Future was already Future when I met him. He actually originally went by Meathead, when he was with the Dungeon Family. He was working with Steve Fisher at 11th Street Studios [in Atlanta]. Steve was his original engineer, and I was really just mixing. I would mix “Watch This” and “Yeah Yeah” – some of the original Future records. Then he went and did “Racks” with YC and kind of took the next step. He went from an artist in Atlanta to kind of a big deal in Atlanta, you know what I mean? That “Bravo, bravo, bravo” in the second verse… I was still going to clubs at that point in my life, and I remember going to clubs at night and just everybody, hands in the air, clapping, “Bravo, bravo, bravo!” Steve – of course, everything happens for a reason – Steve was transitioning from being an engineer and tracking to being more just a studio owner. Future’s street A&R at the time was [A1 Recordings president] G Propane. Pro would call me and be like, “Steve doesn’t really want to work tonight. You free?” I’m like, “Fuck yeah I’m free. I love Future! I’m there.” It kind of snowballed. No shame to Steve – he has his own vibe. But if you go listen to the original Dirty Sprite versus DS2, there’s your A and B.

Could you define that A and B? What do you think you brought to the mix?

I think what I brought to him was a level of clarity. That made him more viable. He was gonna be a superstar whether I was involved or not – I think I just helped speed the process up a little bit, because he sounded so much better. I think it was just production value and consistency.

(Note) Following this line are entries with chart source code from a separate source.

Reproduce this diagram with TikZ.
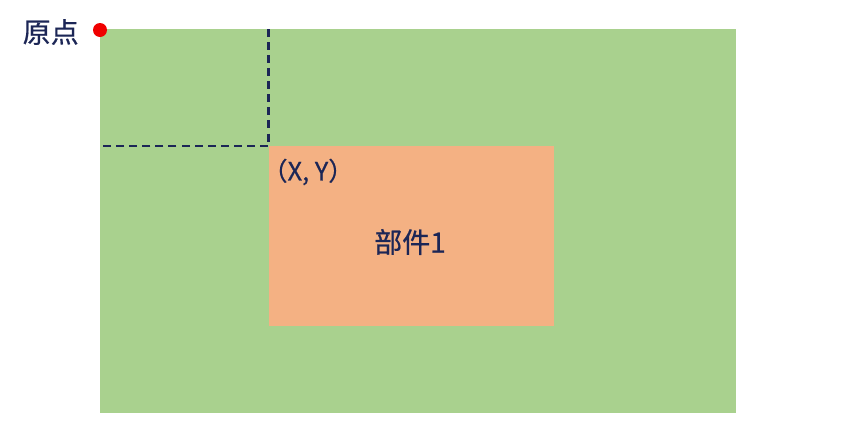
\documentclass[tikz,border=0pt]{standalone}
\usepackage{fontspec}
\setmainfont{Noto Sans CJK SC}[FakeBold=0.6]
\definecolor{bggreen}{HTML}{A9D18E}
\definecolor{partorange}{HTML}{F4B183}
\definecolor{navy}{HTML}{1C2656}
\definecolor{dotred}{HTML}{F00000}
\begin{document}
\begin{tikzpicture}[x=0.75pt,y=-0.75pt,
  lbl/.style={text=navy,inner sep=0pt,font=\fontsize{21}{25}\selectfont},
  guide/.style={draw=navy,line width=1.8pt,dash pattern=on 6pt off 3.8pt}]
\useasboundingbox (0,0) rectangle (850,447);
\fill[bggreen] (100,29) rectangle (736,413);
\fill[partorange] (269,146) rectangle (554,326);
\coordinate (top) at (268.5,29);
\coordinate (corner) at (268.5,146);
\coordinate (left) at (100,146);
\draw[guide] (top) -- (corner) -- (left);
\fill[dotred] (100,30) circle (7);
\node[lbl,anchor=east] (origin) at (79,32) {原点};
\node[lbl,anchor=west,font=\fontsize{19}{23}\selectfont] (xy) at (262,172) {（X, Y）};
\node[lbl] (part) at (410,242) {部件1};
\end{tikzpicture}
\end{document}
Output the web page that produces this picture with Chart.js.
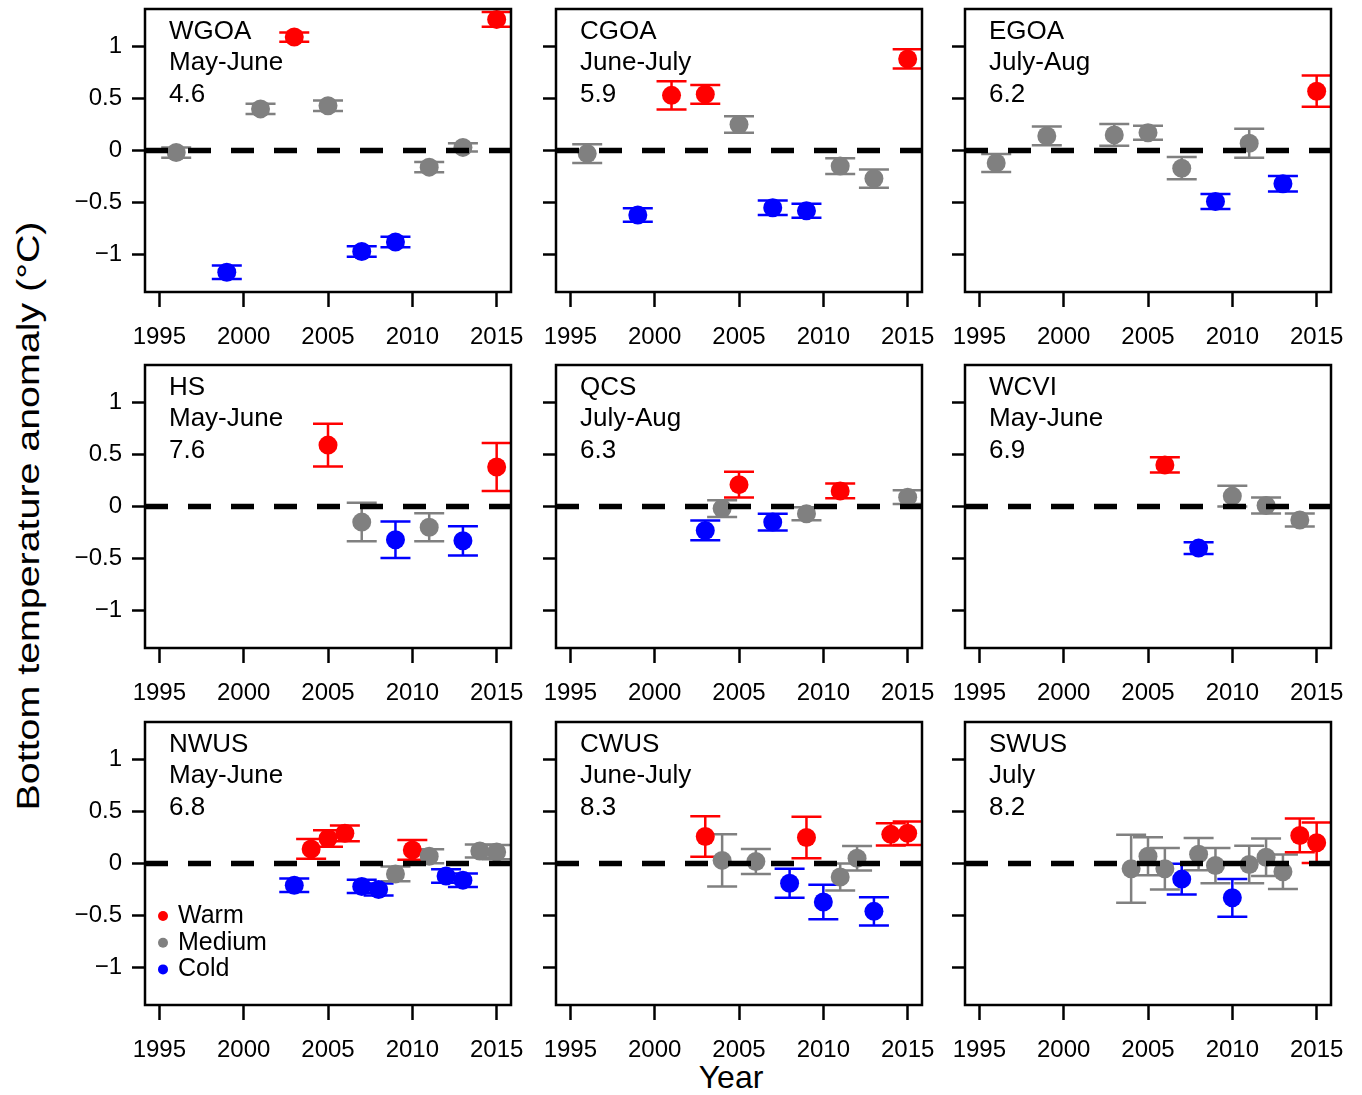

Firkins with Future GenelLynne

That sort of signature Future vocal sound… Before Future, I can’t think of anyone who had ever quite sounded like that before. How do you take something that is so distinctive like that, and so alien, and keep developing it, when there’s no reference point for that sound other than that sound itself?

When you’re on the cutting edge of technology and music and you have somebody that’s so supremely talented, like Future, and somebody like myself, who, you know, without being pretentious, I like to think I’m pretty good at what I do – when you’re at that cutting edge, you have to trust in your own… “Do I like it?” It’s not about what you like or what she likes or what they like. It’s about, “Is this dope? Do we like it?” And we stuck with that. If you want to set a bar, that’s exactly what you have to do: you have to move the other bar out of the way, right? Or build a brand new one. We didn’t make a conscious effort to shift the paradigm; we just stuck with what we thought was dope and kept doing it, and the development of it really wasn’t intention. Like I said, my template for him always had Auto-Tune on it, so any time he walked in, the ’Tune was on there. We’ve been together for years, so it just started to become the sound.

I say “we” because I was there, but I still don’t want to take anything away from his talent. I can’t engineer air, right? I can’t just invent something and engineer it. You have to give me a hit to get a hit out of it, so no matter what I do or what I say, he still deserves the highest credit.

As a vocal producer, what can you do and what can’t you do?

I say this all the time: I don’t have a talent knob. I’ve got all this stuff around me, none of it I can turn up the talent with. You have to give me the bones and I can make something out of it. Most people can sing, despite what they think. Most people can actually sing if they had the confidence and authenticity about themselves. I can’t instill that in you past a certain point. You have to naturally want to be in that booth, and it’s intimidating. You want to sing in your shower and you want to sing at church, and you may do a great job at that, [but] put you in a booth… it’s a whole ’nother world in there. So I can change the pitch, I can put effects on, I can do a lot of stuff – but I still have to have the take. I still have to have the talent. That’s not something I can create with a computer.